I did my usual morning ritual, weight the panniers, balance them, lube the chain, load salsa, warm up with some running/cycling/swimming/yoga postures, wear gloves, sunglasses and helmet, reset the speedometer, and start recording the route on the strava iPhone app. I felt observed and realized a line of kids was watching me right across the street following instructions from their teachers, which could also have been my own kids judging by their ages. I forgot how small people can be when you are very young. I waved hello to them. They looked like little adults going to work. I thought about their parents and the extra responsibility they were carrying at work, I wondered if their bosses looked at them as one more replaceable employe or like the income earner of a complete family. I thought in admiration about how many sacrifices their young parents might have been going through for them to be where they were. I looked back at my reality, jumped on salsa and started riding.
This was a hard ride, I rode at a descent speed along the highway nonstop until I reached 45km. I stopped for lunch, baguette, tomato, anchovies, cheese and tangerines. I got water from a gas station and kept going. I missed being at the camino but I was happy to be on the real world. I did not have to worry about the road obstacles this time, there was no short analyzing of the road and no immediate decision making to not hit a stone, or fall. Just the long highway, pedaling, trying relax the tight shoulders -typical in me when road riding-, becoming aerodynamic when facing front winds… Other than those low mind demanding activities, I just got to ride and think about nothing, or tried to.
I got to see some sea and got very excited, I stopped following the map and zoomed the long downhill to get to the port only to realize that I took the wrong exit. I refused to get back and instead I kept going through the ports to catch up with the original road.
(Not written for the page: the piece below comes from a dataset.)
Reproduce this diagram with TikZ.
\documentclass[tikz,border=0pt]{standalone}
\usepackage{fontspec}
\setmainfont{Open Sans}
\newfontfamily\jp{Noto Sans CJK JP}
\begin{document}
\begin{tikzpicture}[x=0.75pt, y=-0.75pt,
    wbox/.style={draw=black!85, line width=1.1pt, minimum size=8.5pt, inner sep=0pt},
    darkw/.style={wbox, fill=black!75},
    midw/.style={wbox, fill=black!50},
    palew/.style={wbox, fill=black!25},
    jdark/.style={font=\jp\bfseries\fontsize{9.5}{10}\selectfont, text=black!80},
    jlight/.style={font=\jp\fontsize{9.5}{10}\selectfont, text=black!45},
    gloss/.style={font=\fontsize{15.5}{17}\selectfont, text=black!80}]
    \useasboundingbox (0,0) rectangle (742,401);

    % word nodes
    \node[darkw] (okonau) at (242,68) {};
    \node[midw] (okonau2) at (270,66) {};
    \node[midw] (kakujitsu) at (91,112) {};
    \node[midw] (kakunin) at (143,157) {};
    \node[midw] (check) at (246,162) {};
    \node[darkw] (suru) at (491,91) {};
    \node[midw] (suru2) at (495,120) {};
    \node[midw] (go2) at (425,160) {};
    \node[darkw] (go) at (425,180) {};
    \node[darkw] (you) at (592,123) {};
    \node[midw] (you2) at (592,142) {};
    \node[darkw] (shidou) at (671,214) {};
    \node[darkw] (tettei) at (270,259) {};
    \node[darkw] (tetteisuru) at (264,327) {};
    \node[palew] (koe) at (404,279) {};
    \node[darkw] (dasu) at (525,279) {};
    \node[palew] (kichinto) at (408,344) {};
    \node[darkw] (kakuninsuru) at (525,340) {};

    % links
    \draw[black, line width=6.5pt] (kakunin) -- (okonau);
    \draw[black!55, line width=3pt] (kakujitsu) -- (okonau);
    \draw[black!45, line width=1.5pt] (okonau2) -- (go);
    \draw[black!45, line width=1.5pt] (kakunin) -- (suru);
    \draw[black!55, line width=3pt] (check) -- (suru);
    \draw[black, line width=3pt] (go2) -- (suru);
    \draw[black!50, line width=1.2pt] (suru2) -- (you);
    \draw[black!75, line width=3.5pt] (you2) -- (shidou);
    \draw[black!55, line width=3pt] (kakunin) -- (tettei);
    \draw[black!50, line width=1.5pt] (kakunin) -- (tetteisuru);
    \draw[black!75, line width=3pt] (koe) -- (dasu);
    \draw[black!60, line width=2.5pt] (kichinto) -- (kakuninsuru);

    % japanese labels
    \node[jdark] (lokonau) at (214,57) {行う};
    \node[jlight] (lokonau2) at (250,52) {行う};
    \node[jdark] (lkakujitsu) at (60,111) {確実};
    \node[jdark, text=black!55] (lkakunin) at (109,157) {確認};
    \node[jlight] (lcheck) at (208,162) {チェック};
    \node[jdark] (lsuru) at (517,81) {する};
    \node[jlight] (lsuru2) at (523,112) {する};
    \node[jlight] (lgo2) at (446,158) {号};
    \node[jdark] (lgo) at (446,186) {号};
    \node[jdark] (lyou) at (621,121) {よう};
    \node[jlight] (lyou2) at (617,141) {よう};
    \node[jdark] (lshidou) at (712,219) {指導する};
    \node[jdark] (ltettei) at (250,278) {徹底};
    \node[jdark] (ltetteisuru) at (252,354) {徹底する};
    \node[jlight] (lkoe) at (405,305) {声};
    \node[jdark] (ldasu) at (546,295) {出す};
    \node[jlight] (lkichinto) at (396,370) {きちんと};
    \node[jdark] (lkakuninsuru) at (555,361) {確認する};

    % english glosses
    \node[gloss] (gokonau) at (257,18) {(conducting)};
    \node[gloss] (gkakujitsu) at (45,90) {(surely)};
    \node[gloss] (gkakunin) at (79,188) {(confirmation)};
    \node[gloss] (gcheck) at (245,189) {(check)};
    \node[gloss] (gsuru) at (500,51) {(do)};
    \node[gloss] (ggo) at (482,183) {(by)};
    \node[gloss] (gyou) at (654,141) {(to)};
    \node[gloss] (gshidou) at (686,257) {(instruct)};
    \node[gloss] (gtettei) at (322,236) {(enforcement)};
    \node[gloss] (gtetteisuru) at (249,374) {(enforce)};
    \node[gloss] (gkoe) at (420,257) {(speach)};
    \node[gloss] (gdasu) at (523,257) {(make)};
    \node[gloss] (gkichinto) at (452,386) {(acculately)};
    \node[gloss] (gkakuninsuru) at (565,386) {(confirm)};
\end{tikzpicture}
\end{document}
Made it to Finisterre at around 4pm and decided it was too early to stop at the albergue so I kept cycling to the lighthouse. This was the end of the Camino de Santiago, although some continue to Muxia. I climbed up and got to be at the westernmost point of Spain.
When I bought salsa I was told on a Henry Ford style, you can get any color of this 2012 model type of bike as long as is orange. Tested that and other bikes extensively, loved the color and took it. As I was riding out of the lighthouse a big bus of tourists just parked and a large group of people came out. One person yelled at me “I saw you in Santiago yesterday”. Surely he recognized my face and muscles I thought… I went back to the town and found my friend Giovanni. We had a quick chat and went to find an albergue out of the touristic area and close to the beach.
Took salsa all the way to the beach, got ready to swim but only got to put my feet into the cold water and threw myself to the sand after a 100+km ride in the day and 1,000+km in Spain.
The people at the albergue was very nice, they took my dirty clothing, washed it, pulled it out of the wash machine and hanged it for me. I went for dinner at a local place I asked people around. Even when it was at the waterfront I would have never found it myself as it did not stand out for any particular reason. The seafood I had there was the best I had in the camino. I started with razos shell (Navajas), followed by scallops and squids.
The lady pointed at the beach where all these was caught from not long ago. I then walked back to the hotel and to the beach for sunset with a friend from the albergue. We arrived and met at a fireplace at the beach with other pilgrims. I got to share some camino thoughts with other fresh-finishers while watching the sunset and having some of their beers. The big cities are very impressive but this place is by far the most appealing one I’ve been to so far. I got to meet someone who finished the camino, she wanted to stay here for some days which became three years up to now. Tempting… But not quite for me yet. I still have other appointments to attend as this is just the start of the journey.